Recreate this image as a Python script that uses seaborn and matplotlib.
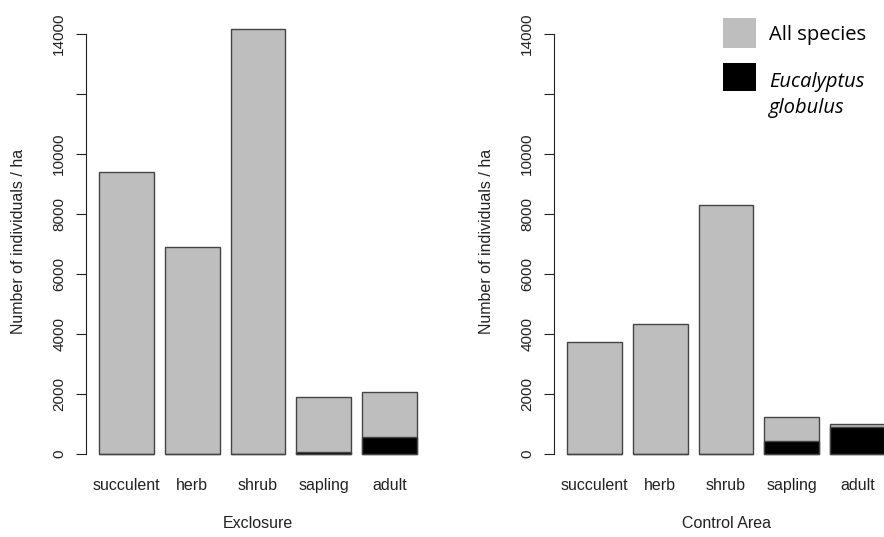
import pandas as pd
import matplotlib.pyplot as plt
import seaborn as sns
from matplotlib.patches import Rectangle

# values (individuals / ha)
categories = ["succulent", "herb", "shrub", "sapling", "adult"]
exclosure_all = [9380, 6880, 14140, 1900, 2070]
exclosure_euc = [0, 0, 0, 60, 575]
control_all = [3720, 4320, 8280, 1220, 990]
control_euc = [0, 0, 0, 445, 905]
yticks = [0, 2000, 4000, 6000, 8000, 10000, 12000, 14000]
ytick_labels = ["0", "2000", "4000", "6000", "8000", "10000", "", "14000"]

sns.set_style("white")
plt.rcParams["font.family"] = ["Liberation Sans", "DejaVu Sans"]

GREY = "#BEBEBE"
EDGE = "#444444"
W = 1 / 1.2  # R barplot default space = 0.2

fig = plt.figure(figsize=(8.84, 5.37), dpi=100)
left1 = 86 / 884
left2 = 554 / 884
bottom = 1 - 471 / 537
width = 344 / 884
height = 459 / 537
ax1 = fig.add_axes([left1, bottom, width, height])
ax2 = fig.add_axes([left2, bottom, width, height])


def panel(ax, total, euc, xlabel):
    df = pd.DataFrame({"cat": categories, "total": total, "euc": euc})
    sns.barplot(data=df, x="cat", y="total", color=GREY, saturation=1,
                width=W, edgecolor=EDGE, linewidth=1.0, errorbar=None, ax=ax)
    sns.barplot(data=df, x="cat", y="euc", color="black", saturation=1,
                width=W, edgecolor=EDGE, linewidth=1.0, errorbar=None, ax=ax)
    ax.set_xlim(-0.61, 4.61)
    ax.set_ylim(-566, 14716)
    for s in ["top", "right", "bottom"]:
        ax.spines[s].set_visible(False)
    ax.spines["left"].set_bounds(0, 14000)
    ax.spines["left"].set_color("#222222")
    ax.spines["left"].set_linewidth(0.8)
    ax.set_yticks(yticks)
    ax.set_yticklabels(ytick_labels, rotation=90, va="center")
    ax.tick_params(axis="y", left=True, direction="out", length=7.2, width=0.8,
                   color="#222222", pad=7, labelsize=11, labelcolor="#222222")
    ax.tick_params(axis="x", bottom=False, length=0, pad=5, labelsize=11.5,
                   labelcolor="#222222")
    ax.set_xlabel(xlabel, fontsize=11.5, color="#222222")
    ax.set_ylabel("Number of individuals / ha", fontsize=11.5, color="#222222")
    ax.xaxis.set_label_coords(0.5, -0.098)
    ax.yaxis.set_label_coords(-0.175, 0.5)
    ax.grid(False)


panel(ax1, exclosure_all, exclosure_euc, "Exclosure")
panel(ax2, control_all, control_euc, "Control Area")

# legend (added on top right, as in the original figure)
fig.add_artist(Rectangle((723 / 884, 1 - 48 / 537), 33 / 884, 30 / 537,
                         transform=fig.transFigure, facecolor=GREY, edgecolor="none"))
fig.add_artist(Rectangle((723 / 884, 1 - 91 / 537), 33 / 884, 28 / 537,
                         transform=fig.transFigure, facecolor="black", edgecolor="none"))
fig.text(769 / 884, 1 - 40 / 537, "All species", family="Open Sans",
         fontsize=14.5, va="baseline", color="black")
fig.text(769 / 884, 1 - 87 / 537, "Eucalyptus", family="Open Sans",
         fontsize=14.5, style="italic", va="baseline", color="black")
fig.text(769 / 884, 1 - 113 / 537, "globulus", family="Open Sans",
         fontsize=14.5, style="italic", va="baseline", color="black")

fig.savefig("out.png", dpi=100)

EXERCISE PROMPT: Pull out every line containing "matplotlib".

WORKED SOLUTION:
Recreate this image as a Python script that uses seaborn and matplotlib.
import matplotlib.pyplot as plt
from matplotlib.patches import Rectangle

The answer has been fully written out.